The Gerdjikov-Ivanov type derivative nonlinear Schrödinger equation: Long-time dynamics of nonzero boundary conditions

Abstract: We consider the Gerdjikov--Ivanov type derivative nonlinear Schr\"odinger equation \berr \ii q_{t}+q_{xx}-\ii q^2\bar{q}_{x}+\frac{1}{2}(|q|^4-q_0^4)q=0 \eerr on the line. The initial value $q(x,0)$ is given and satisfies the symmetric, nonzero boundary conditions at infinity, that is, $q(x,0)\rightarrow q_\pm$ as $x\rightarrow\pm\infty$, and $|q_\pm|=q_0>0$. The goal of this paper is to study the asymptotic behavior of the solution of this initial-value problem as $t\rightarrow\infty$. The main tool is the asymptotic analysis of an associated matrix Riemann--Hilbert problem by using the steepest descent method and the so-called $g$-function mechanism.

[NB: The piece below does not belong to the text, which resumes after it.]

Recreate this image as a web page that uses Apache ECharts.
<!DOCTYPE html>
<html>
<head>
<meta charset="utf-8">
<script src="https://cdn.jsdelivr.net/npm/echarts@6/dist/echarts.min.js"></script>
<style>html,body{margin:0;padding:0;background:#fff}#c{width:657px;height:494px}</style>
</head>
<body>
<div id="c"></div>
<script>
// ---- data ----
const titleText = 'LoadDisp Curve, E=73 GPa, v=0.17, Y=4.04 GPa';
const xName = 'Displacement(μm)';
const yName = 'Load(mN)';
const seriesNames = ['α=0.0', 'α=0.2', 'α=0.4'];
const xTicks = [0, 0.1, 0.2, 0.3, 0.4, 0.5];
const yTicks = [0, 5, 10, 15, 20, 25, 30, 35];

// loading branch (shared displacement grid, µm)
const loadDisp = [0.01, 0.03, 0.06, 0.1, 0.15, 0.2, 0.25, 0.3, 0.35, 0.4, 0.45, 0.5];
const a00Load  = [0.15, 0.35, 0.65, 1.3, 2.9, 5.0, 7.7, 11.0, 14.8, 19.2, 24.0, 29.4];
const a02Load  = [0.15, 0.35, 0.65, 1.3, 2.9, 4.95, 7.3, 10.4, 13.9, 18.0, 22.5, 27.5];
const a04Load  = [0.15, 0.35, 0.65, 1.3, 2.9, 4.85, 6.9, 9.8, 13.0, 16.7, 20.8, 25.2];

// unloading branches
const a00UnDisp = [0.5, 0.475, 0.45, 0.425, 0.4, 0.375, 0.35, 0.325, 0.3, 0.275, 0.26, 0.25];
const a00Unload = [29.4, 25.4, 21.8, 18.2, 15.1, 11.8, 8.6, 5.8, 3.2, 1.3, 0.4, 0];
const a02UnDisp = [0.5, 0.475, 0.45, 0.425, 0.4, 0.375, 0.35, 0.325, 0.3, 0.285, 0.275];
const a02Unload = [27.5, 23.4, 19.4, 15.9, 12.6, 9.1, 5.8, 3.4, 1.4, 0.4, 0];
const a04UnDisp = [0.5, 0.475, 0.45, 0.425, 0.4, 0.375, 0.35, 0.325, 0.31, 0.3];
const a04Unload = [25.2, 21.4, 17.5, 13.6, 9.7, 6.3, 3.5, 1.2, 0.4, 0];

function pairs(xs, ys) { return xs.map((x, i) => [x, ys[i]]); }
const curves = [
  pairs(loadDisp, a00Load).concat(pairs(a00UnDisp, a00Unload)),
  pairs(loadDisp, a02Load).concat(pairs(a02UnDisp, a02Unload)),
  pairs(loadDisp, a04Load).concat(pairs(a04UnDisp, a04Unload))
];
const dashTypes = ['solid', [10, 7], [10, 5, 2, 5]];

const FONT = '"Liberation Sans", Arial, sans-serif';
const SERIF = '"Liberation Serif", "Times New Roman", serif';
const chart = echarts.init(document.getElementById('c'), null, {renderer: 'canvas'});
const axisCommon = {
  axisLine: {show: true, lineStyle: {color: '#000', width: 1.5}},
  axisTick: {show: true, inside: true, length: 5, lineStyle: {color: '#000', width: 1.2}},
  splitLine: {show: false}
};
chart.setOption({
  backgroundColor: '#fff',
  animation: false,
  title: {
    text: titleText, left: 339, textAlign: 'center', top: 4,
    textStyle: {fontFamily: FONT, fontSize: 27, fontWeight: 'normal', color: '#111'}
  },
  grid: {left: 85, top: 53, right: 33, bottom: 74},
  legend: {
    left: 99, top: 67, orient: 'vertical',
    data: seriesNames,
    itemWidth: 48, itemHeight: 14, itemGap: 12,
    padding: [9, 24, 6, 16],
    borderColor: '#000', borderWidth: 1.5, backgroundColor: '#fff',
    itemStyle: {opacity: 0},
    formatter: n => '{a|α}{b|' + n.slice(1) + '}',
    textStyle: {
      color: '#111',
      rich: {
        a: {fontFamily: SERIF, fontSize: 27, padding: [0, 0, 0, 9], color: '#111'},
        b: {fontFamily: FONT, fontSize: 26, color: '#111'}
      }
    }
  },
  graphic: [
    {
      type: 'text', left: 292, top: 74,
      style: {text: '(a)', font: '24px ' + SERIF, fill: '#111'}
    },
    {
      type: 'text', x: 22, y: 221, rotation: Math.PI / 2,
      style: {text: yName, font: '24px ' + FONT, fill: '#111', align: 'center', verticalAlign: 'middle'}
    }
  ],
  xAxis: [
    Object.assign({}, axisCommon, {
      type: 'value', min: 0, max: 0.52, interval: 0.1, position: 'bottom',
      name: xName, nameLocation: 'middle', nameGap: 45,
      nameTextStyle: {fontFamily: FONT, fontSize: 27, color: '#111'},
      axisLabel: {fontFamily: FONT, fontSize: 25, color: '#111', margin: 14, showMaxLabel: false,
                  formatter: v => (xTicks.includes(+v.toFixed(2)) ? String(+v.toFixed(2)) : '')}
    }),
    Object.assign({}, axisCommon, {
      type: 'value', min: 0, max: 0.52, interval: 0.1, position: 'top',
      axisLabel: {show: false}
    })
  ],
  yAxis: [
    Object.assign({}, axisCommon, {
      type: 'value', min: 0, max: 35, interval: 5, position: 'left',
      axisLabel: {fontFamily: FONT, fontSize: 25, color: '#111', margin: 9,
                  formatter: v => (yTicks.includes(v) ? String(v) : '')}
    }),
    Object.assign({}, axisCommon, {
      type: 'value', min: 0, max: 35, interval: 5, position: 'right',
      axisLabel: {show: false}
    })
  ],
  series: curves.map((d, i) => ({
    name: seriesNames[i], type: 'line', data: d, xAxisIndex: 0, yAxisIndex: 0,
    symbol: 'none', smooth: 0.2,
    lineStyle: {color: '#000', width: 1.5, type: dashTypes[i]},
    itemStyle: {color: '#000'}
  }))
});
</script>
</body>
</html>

We show that the solution $q(x,t)$ of this initial value problem has a different asymptotic behavior in different regions of the $xt$-plane. In the regions $x<-2\sqrt{2}q_0^2t$ and $x>2\sqrt{2}q_0^2t$, the solution takes the form of a plane wave. In the region $-2\sqrt{2}q_0^2t<x<2\sqrt{2}q_0^2t$, the solution takes the form of a modulated elliptic wave.